Oleh Maya Herlinawati
Pemerintah mengeluarkan kebijakan terkait iuran Tabungan Perumahan Rakyat (TAPERA) yang diatur dalam Peraturan Pemerintah (PP) No. 21 Tahun 2024 yang berlaku untuk seluruh pekerja di BUMN, Badan Usaha Milik Desa (BUMDes) dan perusahaan swasta, bahkan pemerintah juga sedang mengkaji kemungkinan memberlakukan pungutan ini untuk para driver ojek online.
Kebijakan Tapera sontak mendapatkan kritik dan penolakan dari masyarakat, para pekerja dan buruh.
Pungutan sebesar 3% dinilai akan menjadi beban tambahan bagi pekerja dan pengusaha. Pemotongan gaji pekerja sebesar 2,5% dan 0,5% bagi perusahaan guna membantu pembiayaan pembelian rumah.

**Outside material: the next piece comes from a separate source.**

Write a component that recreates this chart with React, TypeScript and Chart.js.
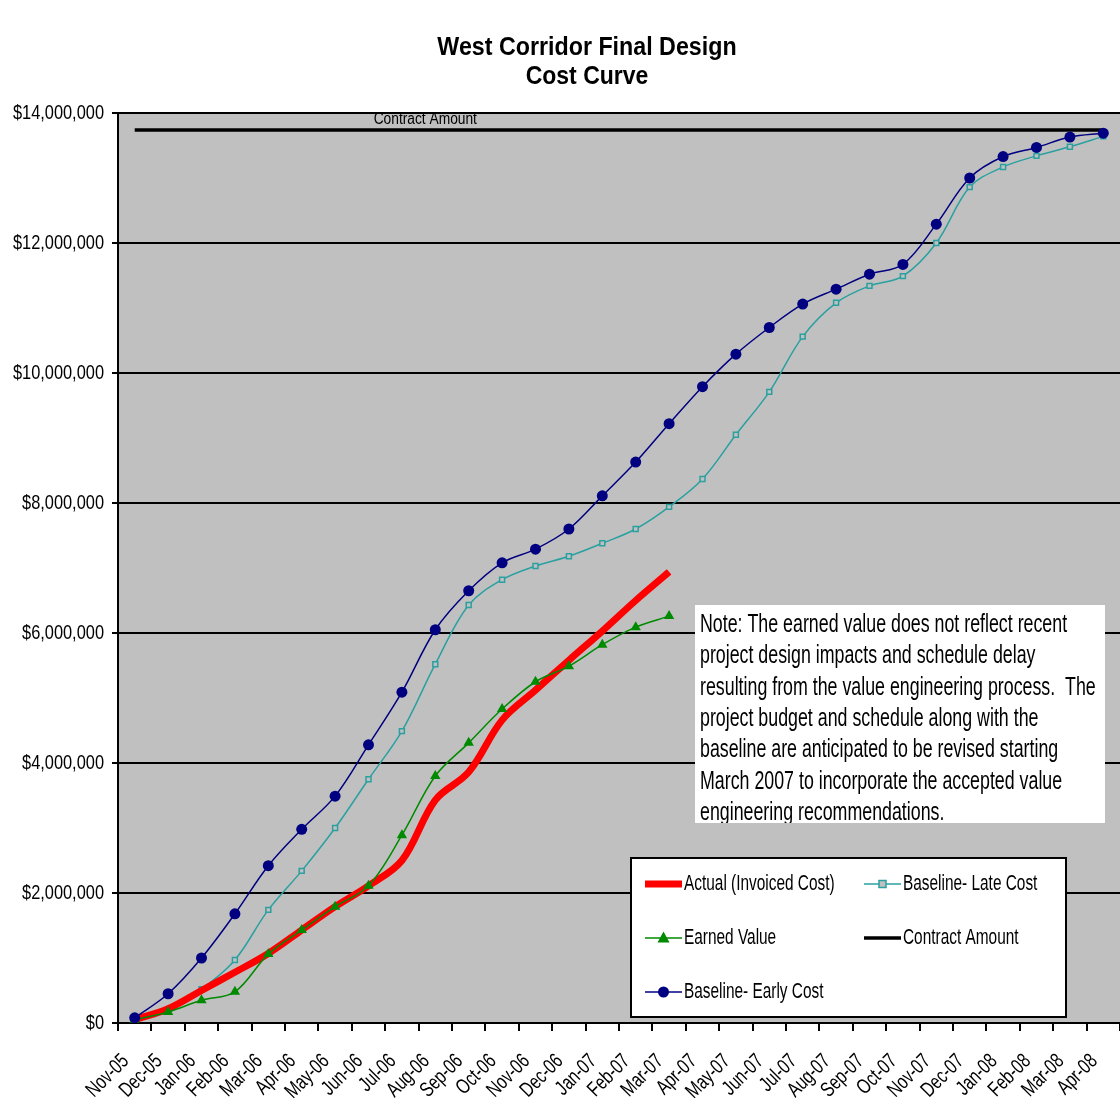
import React, { useEffect, useRef } from "react";
import { Chart, registerables } from "chart.js";

Chart.register(...registerables);

// ---------- data ----------
const months = [
  "Nov-05", "Dec-05", "Jan-06", "Feb-06", "Mar-06", "Apr-06", "May-06", "Jun-06",
  "Jul-06", "Aug-06", "Sep-06", "Oct-06", "Nov-06", "Dec-06", "Jan-07", "Feb-07",
  "Mar-07", "Apr-07", "May-07", "Jun-07", "Jul-07", "Aug-07", "Sep-07", "Oct-07",
  "Nov-07", "Dec-07", "Jan-08", "Feb-08", "Mar-08", "Apr-08",
];

const actualInvoicedCost = [
  50000, 220000, 500000, 780000, 1070000, 1430000, 1790000, 2110000,
  2500000, 3430000, 3860000, 4660000, 5120000, 5580000, 6030000, 6500000,
  6940000,
];

const earnedValue = [
  50000, 170000, 350000, 480000, 1060000, 1430000, 1790000, 2110000,
  2890000, 3800000, 4310000, 4830000, 5250000, 5490000, 5820000, 6090000,
  6260000,
];

const baselineEarlyCost = [
  80000, 450000, 1000000, 1680000, 2420000, 2980000, 3490000, 4280000,
  5090000, 6050000, 6650000, 7080000, 7290000, 7600000, 8110000, 8630000,
  9220000, 9790000, 10290000, 10700000, 11060000, 11290000, 11520000, 11670000,
  12290000, 13000000, 13330000, 13470000, 13630000, 13690000,
];

const baselineLateCost = [
  20000, 200000, 520000, 970000, 1740000, 2340000, 3000000, 3750000,
  4490000, 5520000, 6430000, 6820000, 7030000, 7180000, 7380000, 7600000,
  7940000, 8370000, 9050000, 9710000, 10560000, 11080000, 11340000, 11490000,
  12000000, 12860000, 13170000, 13340000, 13480000, 13640000,
];

const contractAmount = [
  13740000, 13740000, 13740000, 13740000, 13740000, 13740000, 13740000, 13740000,
  13740000, 13740000, 13740000, 13740000, 13740000, 13740000, 13740000, 13740000,
  13740000, 13740000, 13740000, 13740000, 13740000, 13740000, 13740000, 13740000,
  13740000, 13740000, 13740000, 13740000, 13740000, 13740000,
];

const yMin = 0;
const yMax = 14000000;
const yStep = 2000000;

const titleLines = ["West Corridor Final Design", "Cost Curve"];
const contractLabel = "Contract Amount";
const contractLabelIndex = 9;
const noteLines = [
  "Note: The earned value does not reflect recent",
  "project design impacts and schedule delay",
  "resulting from the value engineering process.  The",
  "project budget and schedule along with the",
  "baseline are anticipated to be revised starting",
  "March 2007 to incorporate the accepted value",
  "engineering recommendations.",
];

// ---------- styles ----------
const SANS = "'Liberation Sans', Arial, sans-serif";
const RED = "#ff0000";
const GREEN = "#008a00";
const NAVY = "#000080";
const TEAL = "#2aa0a0";
const PLOT_BG = "#c0c0c0";

function fmtMoney(v: number) {
  return "$" + Math.round(v).toLocaleString("en-US");
}

// text drawn horizontally condensed (the original uses a narrow face)
function drawText(
  ctx: CanvasRenderingContext2D,
  text: string,
  x: number,
  y: number,
  font: string,
  sx: number,
  align: CanvasTextAlign,
  baseline: CanvasTextBaseline,
  rot = 0
) {
  ctx.save();
  ctx.translate(x, y);
  if (rot) ctx.rotate(rot);
  ctx.scale(sx, 1);
  ctx.font = font;
  ctx.fillStyle = "#000";
  ctx.textAlign = align;
  ctx.textBaseline = baseline;
  ctx.fillText(text, 0, 0);
  ctx.restore();
}

function drawMarker(ctx: CanvasRenderingContext2D, style: string, x: number, y: number, r: number, color: string) {
  ctx.save();
  ctx.beginPath();
  if (style === "circle") {
    ctx.arc(x, y, r, 0, Math.PI * 2);
    ctx.fillStyle = color;
    ctx.fill();
  } else if (style === "rect") {
    ctx.rect(x - r, y - r, 2 * r, 2 * r);
    ctx.fillStyle = PLOT_BG;
    ctx.fill();
    ctx.lineWidth = 1.5;
    ctx.strokeStyle = color;
    ctx.stroke();
  } else if (style === "triangle") {
    ctx.moveTo(x, y - r * 1.1);
    ctx.lineTo(x + r, y + r * 0.75);
    ctx.lineTo(x - r, y + r * 0.75);
    ctx.closePath();
    ctx.fillStyle = color;
    ctx.fill();
  }
  ctx.restore();
}

const decorPlugin = {
  id: "decor",
  beforeDraw(chart: any) {
    const { ctx, chartArea: a } = chart;
    ctx.save();
    ctx.fillStyle = "#ffffff";
    ctx.fillRect(0, 0, chart.width, chart.height);
    ctx.fillStyle = PLOT_BG;
    ctx.fillRect(a.left, a.top, a.right - a.left, a.bottom - a.top);
    ctx.restore();
  },
  afterDatasetsDraw(chart: any) {
    const { ctx } = chart;
    const xs = chart.scales.x;
    const ys = chart.scales.y;
    drawText(
      ctx,
      contractLabel,
      xs.getPixelForValue(contractLabelIndex) - 10,
      ys.getPixelForValue(contractAmount[contractLabelIndex]) - 10,
      `16px ${SANS}`,
      0.86,
      "center",
      "middle"
    );
  },
  afterDraw(chart: any) {
    const { ctx } = chart;
    const xs = chart.scales.x;
    const ys = chart.scales.y;

    // axis tick labels
    ys.ticks.forEach((t: any) => {
      drawText(ctx, fmtMoney(t.value), ys.right - 14, ys.getPixelForValue(t.value), `21px ${SANS}`, 0.78, "right", "middle");
    });
    months.forEach((m, i) => {
      drawText(ctx, m, xs.getPixelForValue(i) - 9, xs.top + 35, `21px ${SANS}`, 0.75, "right", "middle", -Math.PI / 4);
    });

    // title
    drawText(ctx, titleLines[0], 587, 48, `bold 25px ${SANS}`, 0.93, "center", "middle");
    drawText(ctx, titleLines[1], 587, 77, `bold 25px ${SANS}`, 0.92, "center", "middle");

    ctx.save();
    // note box
    const nx = 695, ny = 605, nw = 410, nh = 218;
    ctx.fillStyle = "#ffffff";
    ctx.fillRect(nx, ny, nw, nh);
    ctx.save();
    ctx.beginPath();
    ctx.rect(nx, ny, nw, nh);
    ctx.clip();
    noteLines.forEach((line, i) => {
      drawText(ctx, line, 700, 625 + i * 31.4, `25px ${SANS}`, 0.712, "left", "middle");
    });
    ctx.restore();

    // legend box
    const lx = 631, ly = 858, lw = 435, lh = 159;
    ctx.fillStyle = "#ffffff";
    ctx.fillRect(lx, ly, lw, lh);
    ctx.strokeStyle = "#000";
    ctx.lineWidth = 2;
    ctx.strokeRect(lx, ly, lw, lh);

    const ds = chart.data.datasets;
    const byLabel = (l: string) => ds.find((d: any) => d.label === l);
    const entries = [
      { d: byLabel("Actual (Invoiced Cost)"), x: 645, y: 884 },
      { d: byLabel("Baseline- Late Cost"), x: 864, y: 884 },
      { d: byLabel("Earned Value"), x: 645, y: 938 },
      { d: byLabel("Contract Amount"), x: 864, y: 938 },
      { d: byLabel("Baseline- Early Cost"), x: 645, y: 992 },
    ];
    entries.forEach((e) => {
      const d = e.d;
      ctx.save();
      ctx.strokeStyle = d.borderColor;
      ctx.lineWidth = d.borderWidth;
      ctx.beginPath();
      ctx.moveTo(e.x, e.y);
      ctx.lineTo(e.x + 37, e.y);
      ctx.stroke();
      ctx.restore();
      if (d.pointRadius > 0) {
        drawMarker(ctx, d.pointStyle, e.x + 18.5, e.y, d.pointRadius, d.borderColor);
      }
      drawText(ctx, d.label, e.x + 39, e.y, `22px ${SANS}`, 0.7, "left", "middle");
    });
    ctx.restore();
  },
};

export default function App() {
  const canvasRef = useRef<HTMLCanvasElement | null>(null);

  useEffect(() => {
    const canvas = canvasRef.current;
    if (!canvas) return;
    const chart = new Chart(canvas, {
      type: "line",
      data: {
        labels: months,
        datasets: [
          {
            label: "Baseline- Early Cost",
            data: baselineEarlyCost,
            borderColor: NAVY,
            backgroundColor: NAVY,
            borderWidth: 1.5,
            pointStyle: "circle",
            pointRadius: 5.5,
            pointBorderWidth: 0,
            tension: 0.35,
            order: 1,
          },
          {
            label: "Earned Value",
            data: earnedValue,
            borderColor: GREEN,
            backgroundColor: GREEN,
            borderWidth: 1.5,
            pointStyle: "triangle",
            pointRadius: 6,
            pointBorderWidth: 0,
            tension: 0.35,
            order: 2,
          },
          {
            label: "Actual (Invoiced Cost)",
            data: actualInvoicedCost,
            borderColor: RED,
            backgroundColor: RED,
            borderWidth: 7,
            pointRadius: 0,
            tension: 0.35,
            order: 3,
          },
          {
            label: "Baseline- Late Cost",
            data: baselineLateCost,
            borderColor: TEAL,
            backgroundColor: PLOT_BG,
            borderWidth: 1.5,
            pointStyle: "rect",
            pointRadius: 3.5,
            pointBorderWidth: 1.5,
            tension: 0.35,
            order: 4,
          },
          {
            label: "Contract Amount",
            data: contractAmount,
            borderColor: "#000000",
            backgroundColor: "#000000",
            borderWidth: 3.5,
            pointRadius: 0,
            tension: 0,
            order: 5,
          },
        ],
      },
      options: {
        responsive: false,
        animation: false,
        events: [],
        layout: { padding: { top: 113, right: 0, left: 0, bottom: 0 } },
        plugins: {
          legend: { display: false },
          title: { display: false },
          tooltip: { enabled: false },
        },
        scales: {
          x: {
            type: "category",
            offset: true,
            grid: {
              offset: true,
              drawOnChartArea: false,
              drawTicks: true,
              tickLength: 8,
              color: "#000",
              lineWidth: 2,
            },
            border: { color: "#000", width: 2 },
            ticks: { display: false, autoSkip: false },
            afterFit(scale: any) {
              scale.height = 97;
            },
          },
          y: {
            min: yMin,
            max: yMax,
            grid: {
              color: "#000",
              lineWidth: 2,
              drawTicks: true,
              tickLength: 6,
            },
            border: { color: "#000", width: 2 },
            ticks: { display: false, stepSize: yStep },
            afterFit(scale: any) {
              scale.width = 118;
            },
          },
        },
      },
      plugins: [decorPlugin],
    } as any);
    return () => chart.destroy();
  }, []);

  return (
    <div style={{ position: "fixed", left: 0, top: 0, width: 1120, height: 1120, overflow: "hidden", background: "#fff" }}>
      <canvas ref={canvasRef} width={1126} height={1120} style={{ display: "block" }} />
    </div>
  );
}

Beban hidup rakyat di sistem kapitalisme makin berat. Para pekerja sudah dihadapkan pada berbagai pungutan, antara lain Pajak Penghasilan (PPH), pungutan BPJS ketenagakerjaan, Pajak pertambahan Nilai (PPN) yang sudah naik menjadi 11% dan akan naik kembali menjadi 12% pada awal 2025.
Kini ditambah lagi dengan pungutan Tapera yang sifatnya wajib berarti yang menolak akan dikenakan sanksi administratif, denda, hingga pencabutan izin usaha bagi perusahaan.

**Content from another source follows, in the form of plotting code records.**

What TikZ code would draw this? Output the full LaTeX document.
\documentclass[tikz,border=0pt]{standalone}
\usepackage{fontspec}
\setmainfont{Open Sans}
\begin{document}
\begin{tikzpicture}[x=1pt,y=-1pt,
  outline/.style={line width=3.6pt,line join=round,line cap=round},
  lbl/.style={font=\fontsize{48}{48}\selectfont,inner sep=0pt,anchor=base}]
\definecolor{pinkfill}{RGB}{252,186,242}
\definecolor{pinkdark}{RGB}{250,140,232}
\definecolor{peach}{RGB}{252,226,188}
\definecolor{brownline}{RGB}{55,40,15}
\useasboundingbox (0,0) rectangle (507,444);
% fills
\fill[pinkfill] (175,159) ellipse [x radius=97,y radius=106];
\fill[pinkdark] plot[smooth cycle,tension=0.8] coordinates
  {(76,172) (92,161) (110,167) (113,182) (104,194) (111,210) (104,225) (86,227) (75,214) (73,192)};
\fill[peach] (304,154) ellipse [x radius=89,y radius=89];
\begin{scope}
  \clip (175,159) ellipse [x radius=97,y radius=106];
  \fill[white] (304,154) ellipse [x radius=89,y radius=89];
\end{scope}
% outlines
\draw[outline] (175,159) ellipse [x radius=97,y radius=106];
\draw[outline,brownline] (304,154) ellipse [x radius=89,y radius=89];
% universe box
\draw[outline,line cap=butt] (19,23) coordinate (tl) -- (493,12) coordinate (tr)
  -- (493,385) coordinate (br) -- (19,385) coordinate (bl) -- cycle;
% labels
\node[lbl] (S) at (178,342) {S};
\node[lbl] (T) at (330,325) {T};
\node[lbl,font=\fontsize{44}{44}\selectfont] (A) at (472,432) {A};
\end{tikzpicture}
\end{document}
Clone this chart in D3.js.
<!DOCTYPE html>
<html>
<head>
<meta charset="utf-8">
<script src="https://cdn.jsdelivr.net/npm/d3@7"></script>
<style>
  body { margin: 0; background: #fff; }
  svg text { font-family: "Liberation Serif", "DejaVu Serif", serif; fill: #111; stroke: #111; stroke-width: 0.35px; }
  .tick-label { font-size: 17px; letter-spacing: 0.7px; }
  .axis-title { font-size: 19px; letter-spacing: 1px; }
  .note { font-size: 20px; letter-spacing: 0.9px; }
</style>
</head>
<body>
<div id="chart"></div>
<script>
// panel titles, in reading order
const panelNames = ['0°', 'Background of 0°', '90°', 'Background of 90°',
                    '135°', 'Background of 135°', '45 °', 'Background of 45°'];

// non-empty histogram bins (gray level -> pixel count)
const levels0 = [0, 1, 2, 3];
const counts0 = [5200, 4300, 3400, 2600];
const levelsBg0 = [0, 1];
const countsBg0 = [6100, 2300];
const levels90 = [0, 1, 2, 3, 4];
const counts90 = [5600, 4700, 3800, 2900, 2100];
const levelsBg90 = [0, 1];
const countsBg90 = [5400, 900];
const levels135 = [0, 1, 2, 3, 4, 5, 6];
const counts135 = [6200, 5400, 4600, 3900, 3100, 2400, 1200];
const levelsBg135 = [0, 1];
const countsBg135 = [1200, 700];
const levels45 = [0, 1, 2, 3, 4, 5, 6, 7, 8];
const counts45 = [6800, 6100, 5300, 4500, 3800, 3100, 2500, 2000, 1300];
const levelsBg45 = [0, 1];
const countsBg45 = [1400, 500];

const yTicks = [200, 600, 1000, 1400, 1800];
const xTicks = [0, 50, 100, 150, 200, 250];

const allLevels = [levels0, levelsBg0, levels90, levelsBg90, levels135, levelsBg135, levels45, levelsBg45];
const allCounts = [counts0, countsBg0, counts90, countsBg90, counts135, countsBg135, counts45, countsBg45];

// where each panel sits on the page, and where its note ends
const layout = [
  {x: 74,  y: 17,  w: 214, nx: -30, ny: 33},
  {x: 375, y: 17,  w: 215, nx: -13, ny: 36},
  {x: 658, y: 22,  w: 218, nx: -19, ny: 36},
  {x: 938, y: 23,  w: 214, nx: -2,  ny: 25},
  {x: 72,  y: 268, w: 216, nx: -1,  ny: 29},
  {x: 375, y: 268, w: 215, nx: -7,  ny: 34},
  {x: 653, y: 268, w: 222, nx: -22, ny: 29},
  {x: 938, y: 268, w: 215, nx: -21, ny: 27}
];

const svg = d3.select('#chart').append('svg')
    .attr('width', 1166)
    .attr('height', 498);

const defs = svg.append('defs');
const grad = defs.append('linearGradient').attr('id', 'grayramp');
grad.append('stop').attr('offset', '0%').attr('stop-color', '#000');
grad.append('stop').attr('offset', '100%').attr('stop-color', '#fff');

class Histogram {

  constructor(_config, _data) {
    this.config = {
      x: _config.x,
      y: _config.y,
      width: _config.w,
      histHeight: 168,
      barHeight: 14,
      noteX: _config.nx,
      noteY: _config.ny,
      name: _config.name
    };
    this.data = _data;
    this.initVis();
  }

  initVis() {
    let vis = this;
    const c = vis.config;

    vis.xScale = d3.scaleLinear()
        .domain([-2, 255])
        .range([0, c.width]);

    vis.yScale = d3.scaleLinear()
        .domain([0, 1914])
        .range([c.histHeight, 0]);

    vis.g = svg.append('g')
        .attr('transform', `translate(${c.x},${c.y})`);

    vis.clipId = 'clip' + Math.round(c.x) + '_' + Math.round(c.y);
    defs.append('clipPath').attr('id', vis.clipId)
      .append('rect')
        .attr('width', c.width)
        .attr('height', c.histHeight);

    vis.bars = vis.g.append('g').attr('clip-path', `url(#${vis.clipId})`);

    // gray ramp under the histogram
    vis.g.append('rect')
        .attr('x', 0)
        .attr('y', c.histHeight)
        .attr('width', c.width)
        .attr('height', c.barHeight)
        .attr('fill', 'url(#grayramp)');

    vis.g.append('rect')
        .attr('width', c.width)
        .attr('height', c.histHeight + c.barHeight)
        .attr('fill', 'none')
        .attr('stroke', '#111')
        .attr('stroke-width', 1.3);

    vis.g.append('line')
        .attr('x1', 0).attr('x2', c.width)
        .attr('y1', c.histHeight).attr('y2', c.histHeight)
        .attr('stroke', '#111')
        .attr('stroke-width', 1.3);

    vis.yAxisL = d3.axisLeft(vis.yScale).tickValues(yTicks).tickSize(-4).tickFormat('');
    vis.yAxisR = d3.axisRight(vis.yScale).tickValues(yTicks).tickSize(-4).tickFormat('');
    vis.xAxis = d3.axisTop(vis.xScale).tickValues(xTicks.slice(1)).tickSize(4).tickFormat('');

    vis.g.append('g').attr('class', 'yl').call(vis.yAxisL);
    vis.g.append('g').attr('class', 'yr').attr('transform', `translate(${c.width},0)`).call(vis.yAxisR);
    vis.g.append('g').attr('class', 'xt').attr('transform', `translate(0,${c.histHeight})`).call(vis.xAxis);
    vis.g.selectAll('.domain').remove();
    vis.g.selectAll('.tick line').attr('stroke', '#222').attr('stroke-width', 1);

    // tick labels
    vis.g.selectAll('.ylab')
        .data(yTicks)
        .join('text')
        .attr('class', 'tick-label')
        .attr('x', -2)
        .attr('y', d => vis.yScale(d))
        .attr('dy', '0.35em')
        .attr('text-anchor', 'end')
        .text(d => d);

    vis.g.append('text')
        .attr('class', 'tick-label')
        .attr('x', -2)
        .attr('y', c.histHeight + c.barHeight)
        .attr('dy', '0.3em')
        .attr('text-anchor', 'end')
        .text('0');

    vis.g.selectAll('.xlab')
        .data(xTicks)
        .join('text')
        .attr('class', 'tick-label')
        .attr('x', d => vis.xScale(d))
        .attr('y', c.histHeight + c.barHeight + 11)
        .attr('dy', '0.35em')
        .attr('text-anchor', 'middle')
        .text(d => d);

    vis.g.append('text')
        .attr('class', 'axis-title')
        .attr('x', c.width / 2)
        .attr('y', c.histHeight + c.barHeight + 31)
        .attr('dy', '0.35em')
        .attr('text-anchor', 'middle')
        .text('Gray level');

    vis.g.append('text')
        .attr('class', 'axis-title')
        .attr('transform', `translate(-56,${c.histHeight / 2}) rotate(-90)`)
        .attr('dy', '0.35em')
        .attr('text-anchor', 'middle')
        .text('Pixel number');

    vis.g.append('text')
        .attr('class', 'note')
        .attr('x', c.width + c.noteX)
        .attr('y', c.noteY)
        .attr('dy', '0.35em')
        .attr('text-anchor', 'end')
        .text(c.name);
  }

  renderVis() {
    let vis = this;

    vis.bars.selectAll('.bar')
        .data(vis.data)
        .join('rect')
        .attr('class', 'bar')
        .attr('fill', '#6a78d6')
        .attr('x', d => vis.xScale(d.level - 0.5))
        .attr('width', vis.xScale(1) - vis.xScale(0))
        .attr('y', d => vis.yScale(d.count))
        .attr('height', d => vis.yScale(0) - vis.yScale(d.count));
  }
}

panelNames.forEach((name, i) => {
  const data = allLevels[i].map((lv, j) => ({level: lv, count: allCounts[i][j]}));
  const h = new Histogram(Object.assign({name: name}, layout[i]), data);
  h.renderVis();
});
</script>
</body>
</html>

Tapera dibebankan kepada semua rakyat, baik yang sudah punya rumah maupun yang belum, dengan potongan gaji sebesar 3%. Adapun terhadap yang sudah punya rumah, maka Tapera menjadi bentuk tabungan yang dipaksakan karena tidak akan menerima manfaat sama sekali. Sementara bagi yang belum punya rumah, nyaris mustahil bisa punya rumah lewat Tapera ini. Karena harga rumah dan tabungannya di Tapera tidak sebanding. Dengan syarat yang sulit, dipastikan sebagian kecil yang akan mendapatkan fasilitas kredit dari Tapera, apalagi harga properti yang terus naik.
*Solusi Islam*
Sistem Islam dapat menjamin terpenuhinya kebutuhan perumahan.